柴垣:そして、教育現場の先生方へも、心から敬意を申し上げたいです。日々、何十人もの子どもたちと向き合っておられる中で、すべてに目を配ることの難しさは、私自身の教員時代を通じて痛いほど理解しています。それでも、学校でしかできない教育――集団で学び、社会性を育み、喜びや悔しさを共有する経験――そうした場の価値は、今もこれからも変わらないと信じています。
柴垣:だからこそ、学校の先生方と、私たちのような地域の支援者が手を取り合い、子どもたちの健やかな育ちを支えていけたらと心から願っています。
ーー佐々木:ありがとうございます。保護者の方への温かなまなざし、そして教育現場への敬意がにじむお言葉に、私自身も非常に胸を打たれました。柴垣先生が仰った「夢を配る」という表現がとても印象的です。支援とは、知識や技術を教えることにとどまらず、子どもや保護者の心に“希望”という光を灯すことなのだと、あらためて感じました。
柴垣:ありがとうございます。少しでも、誰かの心に届いていれば嬉しく思います。
ーー佐々木:本日は本当に貴重なお話をたくさん伺うことができました。いただいた言葉一つひとつが、今まさに悩みの中にいるご家庭や、現場の先生方への大きな励ましになると確信しています。

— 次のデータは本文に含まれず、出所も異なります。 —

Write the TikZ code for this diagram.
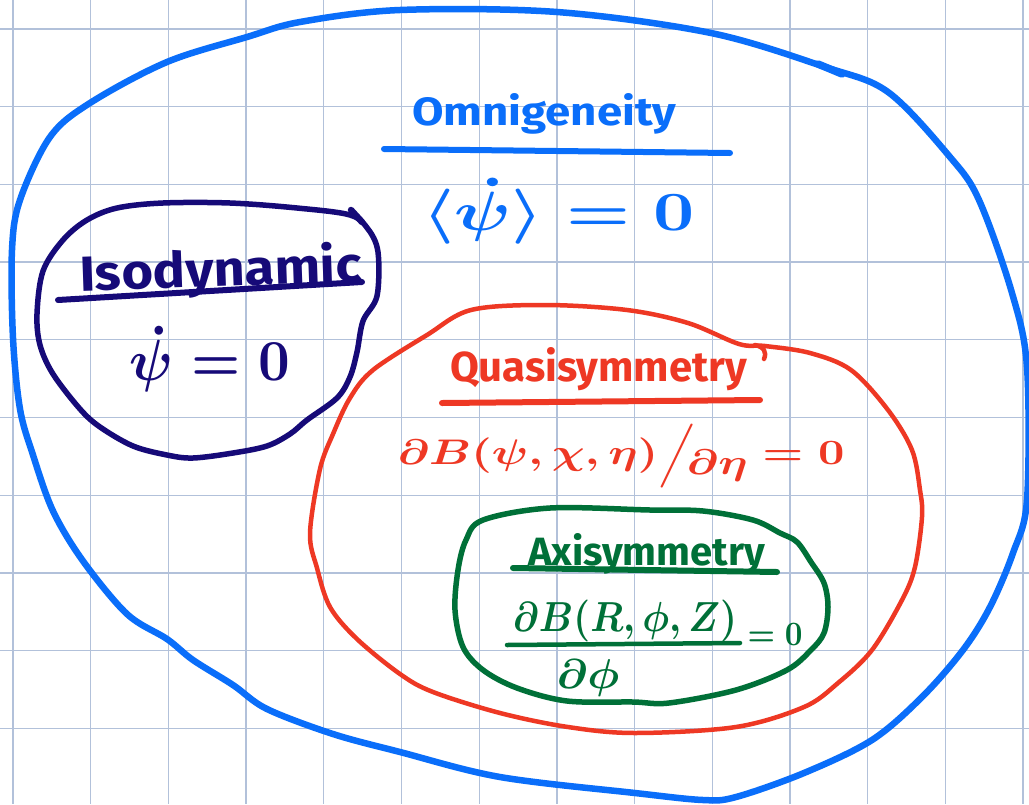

柴垣:こちらこそ、丁寧に聞いていただき、ありがとうございました。
【編集後記】
柴垣さんとの対話の中で、何度も空気が静かに揺れる瞬間がありました。それは、言葉の表面をなぞるのではなく、心の深いところにそっと触れるような語りが続いたからだと思います。支援の現場では、効率や正解が求められる場面も少なくありません。しかし柴垣さんは、目の前の人の“いま”を全身で感じとり、その場その場で最も自然なアプローチを見出していきます。技法や知識を超えた、人としての関わりの力。誰かの迷いや手探りの日々に、そっと寄り添う記事となっていれば幸いです。